_Directive_: Count every line that has the word "this". Give the number, without anything more.
───── Data to use
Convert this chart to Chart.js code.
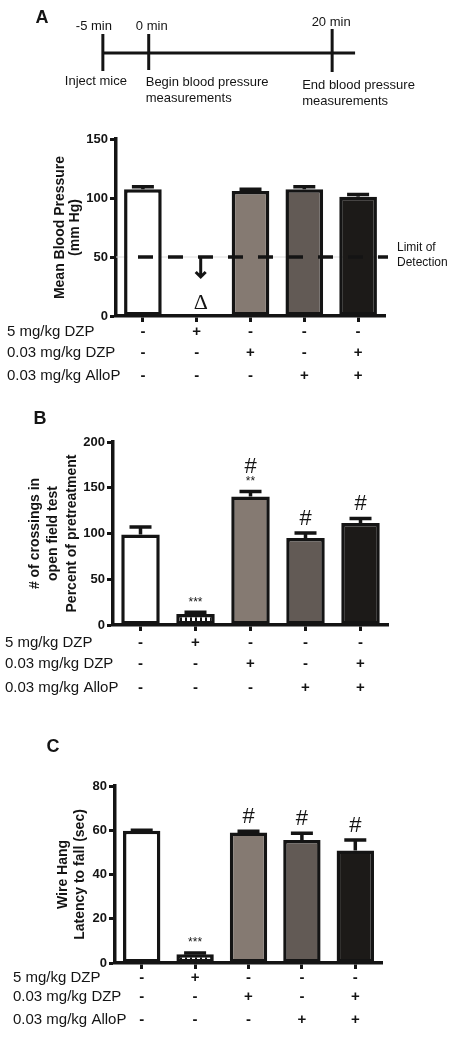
──────────
───── Data to use
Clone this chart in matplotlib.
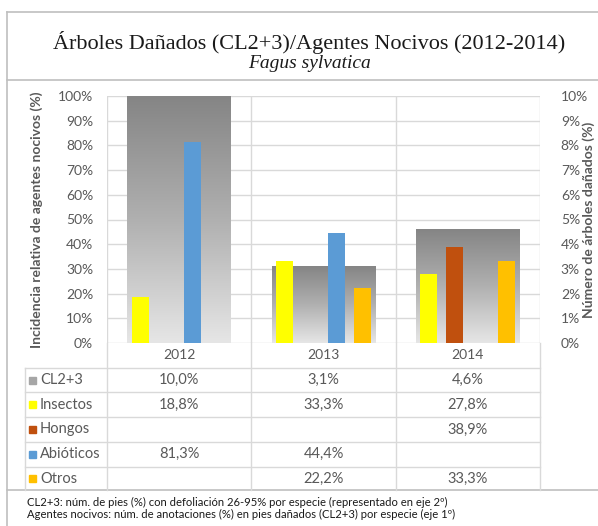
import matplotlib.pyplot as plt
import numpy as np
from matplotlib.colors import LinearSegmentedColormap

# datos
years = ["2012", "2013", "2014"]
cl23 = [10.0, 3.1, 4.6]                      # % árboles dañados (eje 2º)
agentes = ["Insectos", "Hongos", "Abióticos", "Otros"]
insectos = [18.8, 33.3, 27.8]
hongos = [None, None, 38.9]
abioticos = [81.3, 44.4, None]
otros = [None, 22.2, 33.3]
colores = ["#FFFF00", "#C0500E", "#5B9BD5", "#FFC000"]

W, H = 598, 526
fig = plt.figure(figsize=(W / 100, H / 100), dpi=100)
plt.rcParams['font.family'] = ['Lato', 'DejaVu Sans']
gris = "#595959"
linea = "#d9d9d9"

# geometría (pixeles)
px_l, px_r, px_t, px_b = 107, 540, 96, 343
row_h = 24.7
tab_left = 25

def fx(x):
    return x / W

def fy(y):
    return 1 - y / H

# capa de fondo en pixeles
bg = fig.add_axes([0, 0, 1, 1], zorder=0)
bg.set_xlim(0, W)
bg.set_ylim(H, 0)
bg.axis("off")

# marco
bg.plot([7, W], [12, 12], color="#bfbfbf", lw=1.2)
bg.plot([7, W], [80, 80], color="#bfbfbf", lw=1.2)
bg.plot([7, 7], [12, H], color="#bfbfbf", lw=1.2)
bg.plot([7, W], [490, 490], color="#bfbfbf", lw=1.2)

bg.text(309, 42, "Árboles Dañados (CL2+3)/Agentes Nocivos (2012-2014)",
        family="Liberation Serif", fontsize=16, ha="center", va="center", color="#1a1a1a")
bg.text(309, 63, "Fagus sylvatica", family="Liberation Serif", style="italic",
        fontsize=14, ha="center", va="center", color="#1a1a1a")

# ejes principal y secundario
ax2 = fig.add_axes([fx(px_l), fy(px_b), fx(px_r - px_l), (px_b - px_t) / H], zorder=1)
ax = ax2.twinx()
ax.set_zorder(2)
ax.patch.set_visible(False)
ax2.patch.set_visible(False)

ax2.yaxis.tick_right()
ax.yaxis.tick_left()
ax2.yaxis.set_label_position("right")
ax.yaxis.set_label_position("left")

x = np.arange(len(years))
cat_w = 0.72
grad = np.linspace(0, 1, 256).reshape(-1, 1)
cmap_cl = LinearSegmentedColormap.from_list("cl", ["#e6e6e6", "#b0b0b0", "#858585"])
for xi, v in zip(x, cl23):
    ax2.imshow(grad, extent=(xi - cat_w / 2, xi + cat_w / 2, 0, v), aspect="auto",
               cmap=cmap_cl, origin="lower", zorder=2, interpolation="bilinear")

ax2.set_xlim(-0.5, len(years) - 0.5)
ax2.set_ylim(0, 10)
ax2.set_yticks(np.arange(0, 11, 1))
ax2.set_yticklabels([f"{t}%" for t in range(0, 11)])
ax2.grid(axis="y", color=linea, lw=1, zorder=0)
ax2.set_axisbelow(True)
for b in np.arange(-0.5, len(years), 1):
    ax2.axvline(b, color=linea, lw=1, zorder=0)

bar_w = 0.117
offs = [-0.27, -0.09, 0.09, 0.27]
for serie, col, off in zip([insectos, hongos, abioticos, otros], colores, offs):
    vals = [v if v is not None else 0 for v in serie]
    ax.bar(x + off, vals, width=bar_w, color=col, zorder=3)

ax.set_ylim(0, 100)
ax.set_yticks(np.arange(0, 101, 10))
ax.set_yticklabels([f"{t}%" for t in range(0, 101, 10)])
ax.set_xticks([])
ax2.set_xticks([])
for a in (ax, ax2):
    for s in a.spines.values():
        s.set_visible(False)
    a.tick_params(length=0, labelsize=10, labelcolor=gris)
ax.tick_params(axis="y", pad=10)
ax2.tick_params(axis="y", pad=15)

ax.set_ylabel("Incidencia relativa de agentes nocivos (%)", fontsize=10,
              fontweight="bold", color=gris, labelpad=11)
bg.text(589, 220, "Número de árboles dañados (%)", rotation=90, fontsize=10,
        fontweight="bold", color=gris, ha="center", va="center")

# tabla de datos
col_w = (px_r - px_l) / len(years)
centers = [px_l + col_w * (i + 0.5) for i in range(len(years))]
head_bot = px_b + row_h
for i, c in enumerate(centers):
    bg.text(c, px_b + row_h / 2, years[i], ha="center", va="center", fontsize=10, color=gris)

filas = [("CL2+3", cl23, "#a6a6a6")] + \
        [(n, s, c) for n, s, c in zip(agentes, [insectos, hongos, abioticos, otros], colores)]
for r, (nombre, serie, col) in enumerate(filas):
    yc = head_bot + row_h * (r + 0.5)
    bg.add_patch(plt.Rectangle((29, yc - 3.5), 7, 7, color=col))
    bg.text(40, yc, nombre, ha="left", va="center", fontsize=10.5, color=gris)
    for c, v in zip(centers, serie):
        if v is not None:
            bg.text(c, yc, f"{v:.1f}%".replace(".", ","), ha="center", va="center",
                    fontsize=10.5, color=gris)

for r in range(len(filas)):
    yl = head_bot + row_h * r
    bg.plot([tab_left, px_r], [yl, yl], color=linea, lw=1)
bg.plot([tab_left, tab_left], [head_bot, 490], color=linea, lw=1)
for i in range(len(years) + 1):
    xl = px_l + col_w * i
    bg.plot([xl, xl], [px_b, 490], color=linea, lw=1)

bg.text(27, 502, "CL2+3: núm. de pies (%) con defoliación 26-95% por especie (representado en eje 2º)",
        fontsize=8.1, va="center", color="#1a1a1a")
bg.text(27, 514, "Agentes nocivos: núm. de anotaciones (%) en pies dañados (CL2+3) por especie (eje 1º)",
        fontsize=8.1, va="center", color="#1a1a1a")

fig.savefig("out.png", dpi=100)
──────────
───── Data to use
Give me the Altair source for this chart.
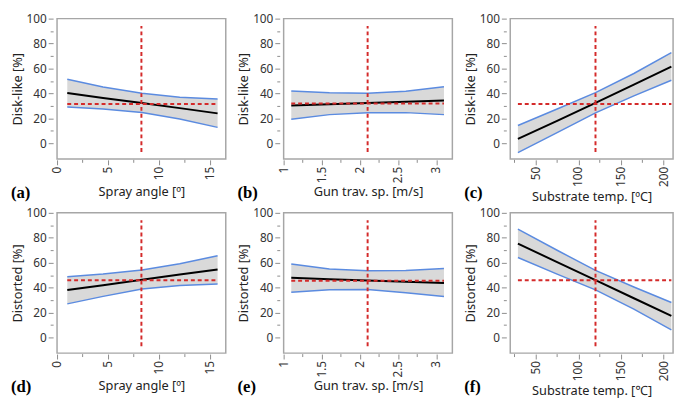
──────────
_Complete output_: 3